MATERIAL FOR THIS TASK:
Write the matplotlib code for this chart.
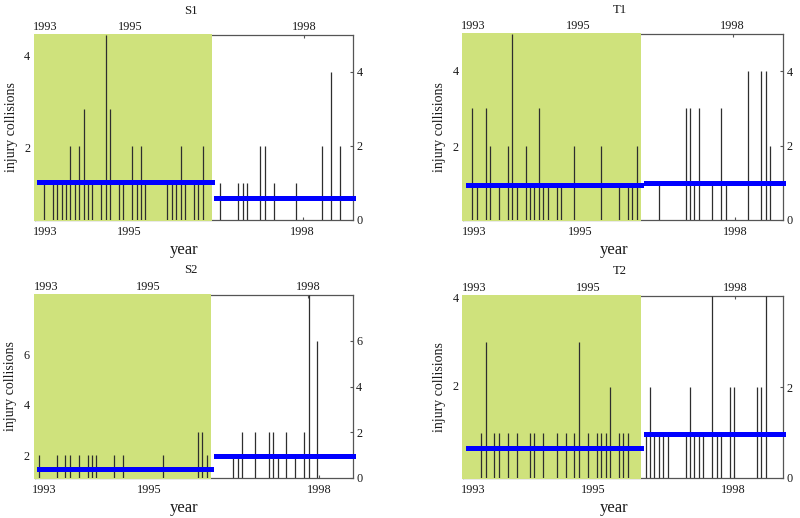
import matplotlib
matplotlib.use("Agg")
import matplotlib.pyplot as plt
from matplotlib.patches import Rectangle
from matplotlib.transforms import blended_transform_factory

plt.rcParams['font.family'] = ['Liberation Serif', 'DejaVu Serif']

# ---------------- data (month index, 1 = Jan 1993) ----------------
titles = ["S1", "T1", "S2", "T2"]

months_S1 = [2, 4, 5, 6, 7, 8, 9, 10, 11, 12, 13, 15, 16, 17, 19, 20, 22, 23, 24, 25,
             30, 31, 32, 33, 34, 36, 37, 38,
             42, 46, 47, 48, 51, 52, 54, 59, 65, 67, 69]
counts_S1 = [1, 1, 1, 1, 1, 2, 1, 2, 3, 1, 1, 1, 5, 3, 1, 1, 2, 1, 2, 1,
             1, 1, 1, 2, 1, 1, 1, 2,
             1, 1, 1, 1, 2, 2, 1, 1, 2, 4, 2]

months_T1 = [2, 3, 5, 6, 8, 10, 11, 12, 14, 15, 16, 17, 18, 19, 21, 22, 25, 31, 35, 37, 38, 39,
             44, 50, 51, 52, 53, 56, 58, 59, 64, 67, 68, 69]
counts_T1 = [3, 1, 3, 2, 1, 2, 5, 1, 2, 1, 1, 3, 1, 1, 1, 1, 2, 2, 1, 1, 1, 2,
             1, 3, 3, 1, 3, 1, 3, 1, 4, 4, 4, 2]

months_S2 = [1, 5, 7, 8, 10, 12, 13, 14, 18, 20, 29, 37, 38, 39,
             45, 46, 47, 50, 53, 54, 55, 57, 59, 61, 62, 64]
counts_S2 = [1, 1, 1, 1, 1, 1, 1, 1, 1, 1, 1, 2, 2, 1,
             1, 1, 2, 2, 2, 2, 1, 2, 1, 2, 8, 6]

months_T2 = [4, 5, 7, 8, 10, 12, 15, 16, 18, 21, 23, 25, 26, 28, 30, 31, 32, 33, 35, 36, 37,
             41, 42, 43, 44, 45, 46, 50, 51, 52, 53, 54, 56, 57, 58, 60, 61, 66, 67, 68]
counts_T2 = [1, 3, 1, 1, 1, 1, 1, 1, 1, 1, 1, 1, 3, 1, 1, 1, 1, 2, 1, 1, 1,
             1, 2, 1, 1, 1, 1, 1, 2, 1, 1, 1, 4, 1, 1, 2, 2, 2, 2, 4]

# period means (before / after)
means_S1 = [1.03, 0.59]
means_T1 = [0.95, 1.00]
means_S2 = [0.40, 0.96]
means_T2 = [0.67, 0.97]

period_start = [1, 41]
period_end = [40, 72]
shade_end = 40
month_range = (0, 72)

year_labels = ["1993", "1995", "1998"]

months = [months_S1, months_T1, months_S2, months_T2]
counts = [counts_S1, counts_T1, counts_S2, counts_T2]
means = [means_S1, means_T1, means_S2, means_T2]

# ---------------- layout / style ----------------
W, H = 800, 518
rects_px = [(35, 35, 353, 220), (463.3, 34, 783.3, 220),
            (34.5, 295, 352.7, 478), (463.3, 296, 783.3, 478)]
right_ylim = [(0, 5), (0, 5), (0, 8), (0, 4)]
right_ticks = [[0, 2, 4], [0, 2, 4], [0, 2, 4, 6], [0, 2]]
left_ylim = [(0.43, 4.45), (0.05, 4.98), (1.09, 8.34), (-0.09, 4.03)]
left_ticks = [[2, 4], [2, 4], [2, 4, 6], [2, 4]]
top_tick_pos = [[2.4, 21.5, 61.0], [2.3, 25.9, 60.6], [2.7, 25.8, 61.9], [2.4, 28.1, 61.1]]
bot_tick_pos = [[2.4, 21.3, 60.6], [2.4, 26.4, 61.1], [2.2, 26.0, 64.4], [2.3, 29.3, 60.8]]
title_gap_px = [24, 24, 25, 25]

GREEN = '#cfe27c'
BAR = '#2e2e2e'
SPINE = '#555555'
TXT = '#1a1a1a'
TICK_FS = 8.8

fig = plt.figure(figsize=(W / 100, H / 100), dpi=100)
fig.patch.set_facecolor('white')

for i in range(4):
    x0, y0, x1, y1 = rects_px[i]
    rect = [x0 / W, 1 - y1 / H, (x1 - x0) / W, (y1 - y0) / H]
    hpx = y1 - y0

    # left value axis (labels only)
    axl = fig.add_axes(rect, zorder=0)
    axl.patch.set_visible(False)
    for s in axl.spines.values():
        s.set_visible(False)
    axl.set_xticks([])
    axl.set_ylim(*left_ylim[i])
    axl.set_yticks(left_ticks[i])
    axl.yaxis.tick_left()
    axl.tick_params(axis='y', length=0, pad=3.5, labelsize=TICK_FS, labelcolor=TXT)
    axl.set_ylabel('injury collisions', fontsize=10, color=TXT)
    axl.yaxis.set_label_coords(-0.075, 0.5)
    axl.yaxis.label.set_va('center')

    # top year axis
    axt = fig.add_axes(rect, zorder=0)
    axt.patch.set_visible(False)
    for s in axt.spines.values():
        s.set_visible(False)
    axt.set_yticks([])
    axt.set_xlim(*month_range)
    axt.xaxis.tick_top()
    axt.set_xticks(top_tick_pos[i], year_labels)
    axt.tick_params(axis='x', direction='in', length=2.5, width=0.8, color=SPINE,
                    pad=1.5, labelsize=TICK_FS, labelcolor=TXT)

    # main data axes
    ax = fig.add_axes(rect, zorder=1)
    ax.patch.set_visible(False)
    ax.set_xlim(*month_range)
    ax.set_ylim(*right_ylim[i])
    for s in ax.spines.values():
        s.set_color(SPINE)
        s.set_linewidth(0.9)

    trans = blended_transform_factory(ax.transData, ax.transAxes)
    ax.add_patch(Rectangle((month_range[0] - 0.2, -0.006), shade_end - month_range[0] + 0.2, 1.012,
                           transform=trans, facecolor=GREEN, edgecolor='none',
                           zorder=2.6, clip_on=False))

    ax.vlines(months[i], 0, counts[i], colors=BAR, linewidth=0.9, zorder=3)

    ax.hlines(means[i], period_start, period_end, colors='#0000ff', linewidth=3.6,
              capstyle='projecting', zorder=4, clip_on=False)

    ax.yaxis.tick_right()
    ax.set_yticks(right_ticks[i])
    ax.tick_params(axis='y', direction='in', length=2.5, width=0.8, color=SPINE,
                   pad=2.5, labelsize=TICK_FS, labelcolor=TXT)
    ax.set_xticks(bot_tick_pos[i], year_labels)
    ax.tick_params(axis='x', direction='in', length=2.5, width=0.8, color=SPINE,
                   pad=4, labelsize=TICK_FS, labelcolor=TXT, top=False)

    ax.set_xlabel('year', fontsize=12, color=TXT)
    ax.xaxis.set_label_coords(0.47, -30 / hpx)
    ax.xaxis.label.set_va('center')

    ax.text(0.49, 1 + title_gap_px[i] / hpx, titles[i], transform=ax.transAxes,
            ha='center', va='center', fontsize=9.2, color=TXT)

fig.savefig('out.png', dpi=100, facecolor='white')
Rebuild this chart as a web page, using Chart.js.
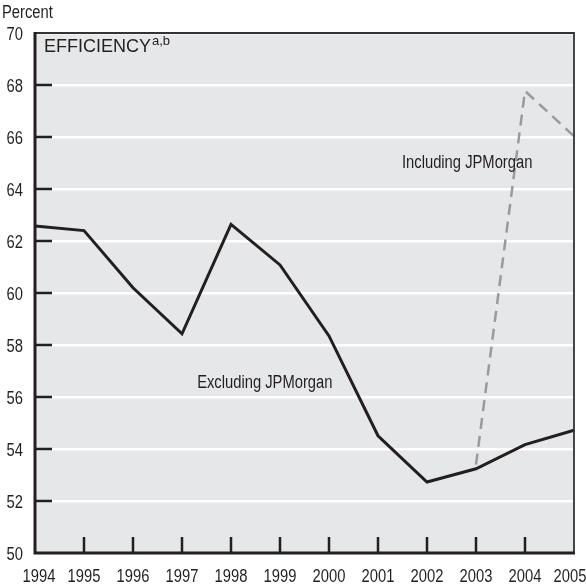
<!DOCTYPE html>
<html>
<head>
<meta charset="utf-8">
<script src="https://cdn.jsdelivr.net/npm/chart.js@4"></script>
<style>
  html, body { margin: 0; padding: 0; background: #fff; }
  #wrap { width: 586px; height: 586px; }
</style>
</head>
<body>
<div id="wrap"><canvas id="effChart" width="586" height="586"></canvas></div>
<script>
const years = ["1994", "1995", "1996", "1997", "1998", "1999", "2000", "2001", "2002", "2003", "2004", "2005"];
const excludingJPM = [62.58, 62.4, 60.2, 58.43, 62.64, 61.08, 58.35, 54.51, 52.73, 53.24, 54.17, 54.72];
const includingJPM = [null, null, null, null, null, null, null, null, null, 53.4, 67.77, 66.03];
const yTicks = [50, 52, 54, 56, 58, 60, 62, 64, 66, 68, 70];

const REG = "'Liberation Sans', Arial, sans-serif";
const INK = "#231f20";

// Helvetica-narrow look: squeeze Liberation Sans horizontally
const narrowText = (ctx, text, x, y, align = "left", size = 18) => {
  ctx.save();
  ctx.translate(x, y);
  ctx.scale(0.82, 1);
  ctx.font = size + "px " + REG;
  ctx.textAlign = align;
  ctx.fillText(text, 0, 0);
  ctx.restore();
};

// grey panel behind the plot
const panelBg = {
  id: "panelBg",
  beforeDraw(chart) {
    const { ctx, chartArea: a } = chart;
    ctx.save();
    ctx.fillStyle = "#e6e7e9";
    ctx.fillRect(a.left, a.top, a.right - a.left, a.bottom - a.top);
    ctx.restore();
  }
};

// frame, inside tick marks, labels and text notes
const decorations = {
  id: "decorations",
  afterDraw(chart) {
    const { ctx, chartArea: a, scales } = chart;
    const x = scales.x, y = scales.y;
    ctx.save();

    // tick marks inside the panel
    ctx.strokeStyle = INK;
    ctx.lineWidth = 2.5;
    ctx.beginPath();
    yTicks.slice(1, -1).forEach((v) => {
      const py = y.getPixelForValue(v);
      ctx.moveTo(a.left, py);
      ctx.lineTo(a.left + 17, py);
    });
    years.slice(1, -1).forEach((_, i) => {
      const px = x.getPixelForValue(i + 1);
      ctx.moveTo(px, a.bottom);
      ctx.lineTo(px, a.bottom - 16);
    });
    ctx.stroke();

    // frame: thin top/right, heavy left/bottom
    ctx.lineWidth = 1.8;
    ctx.strokeStyle = "#333";
    ctx.beginPath();
    ctx.moveTo(a.left, a.top);
    ctx.lineTo(a.right, a.top);
    ctx.lineTo(a.right, a.bottom);
    ctx.stroke();
    ctx.lineWidth = 3;
    ctx.strokeStyle = INK;
    ctx.beginPath();
    ctx.moveTo(a.left, a.top - 1);
    ctx.lineTo(a.left, a.bottom);
    ctx.lineTo(a.right + 1, a.bottom);
    ctx.stroke();

    ctx.fillStyle = INK;
    ctx.textBaseline = "alphabetic";

    // y labels
    yTicks.forEach((v) => {
      narrowText(ctx, String(v), a.left - 12, y.getPixelForValue(v) + 6.5, "right");
    });

    // x labels (ends pulled in a little, as in the print)
    years.forEach((lab, i) => {
      const px = Math.min(Math.max(x.getPixelForValue(i), a.left + 4), a.right - 4);
      narrowText(ctx, lab, px, a.bottom + 29, "center");
    });

    // unit label
    narrowText(ctx, "Percent", 2, 18, "left");

    // panel title
    ctx.font = "18px " + REG;
    ctx.textAlign = "left";
    ctx.fillText("EFFICIENCY", a.left + 9, a.top + 19);
    const w = ctx.measureText("EFFICIENCY").width;
    ctx.font = "13px " + REG;
    ctx.fillText("a,b", a.left + 10 + w, a.top + 12);

    // series notes
    ctx.textBaseline = "middle";
    narrowText(ctx, "Including JPMorgan", x.getPixelForValue(8.82), y.getPixelForValue(65.0), "center");
    narrowText(ctx, "Excluding JPMorgan", x.getPixelForValue(4.69), y.getPixelForValue(56.54), "center");

    ctx.restore();
  }
};

new Chart(document.getElementById("effChart"), {
  type: "line",
  data: {
    labels: years,
    datasets: [
      {
        label: "Excluding JPMorgan",
        data: excludingJPM,
        borderColor: INK,
        borderWidth: 3,
        pointRadius: 0,
        tension: 0,
        order: 1
      },
      {
        label: "Including JPMorgan",
        data: includingJPM,
        borderColor: "#9a9a9c",
        borderWidth: 2.5,
        borderDash: [11, 7],
        pointRadius: 0,
        tension: 0,
        spanGaps: false,
        order: 2
      }
    ]
  },
  options: {
    responsive: false,
    animation: false,
    layout: { padding: { top: 33, right: 12, left: 0, bottom: 0 } },
    plugins: { legend: { display: false }, tooltip: { enabled: false } },
    scales: {
      x: {
        offset: false,
        grid: { display: false, drawTicks: false },
        border: { display: false },
        ticks: { display: false },
        afterFit: (s) => { s.height = 33; }
      },
      y: {
        min: 50,
        max: 70,
        afterBuildTicks: (s) => { s.ticks = yTicks.map((v) => ({ value: v })); },
        grid: { color: "#ffffff", lineWidth: 2.5, drawTicks: false },
        border: { display: false },
        ticks: { display: false },
        afterFit: (s) => { s.width = 35; }
      }
    }
  },
  plugins: [panelBg, decorations]
});
</script>
</body>
</html>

WORK INSTRUCTIONS: Can the lines from the start of the records through the line with "plt.rcParams['font.family'] = ['Liberation" be given again exactly, with the pictures left out?

ANSWER:
Write the matplotlib code for this chart.
import matplotlib
matplotlib.use("Agg")
import matplotlib.pyplot as plt
from matplotlib.patches import Rectangle
from matplotlib.transforms import blended_transform_factory

plt.rcParams['font.family'] = ['Liberation Serif', 'DejaVu Serif']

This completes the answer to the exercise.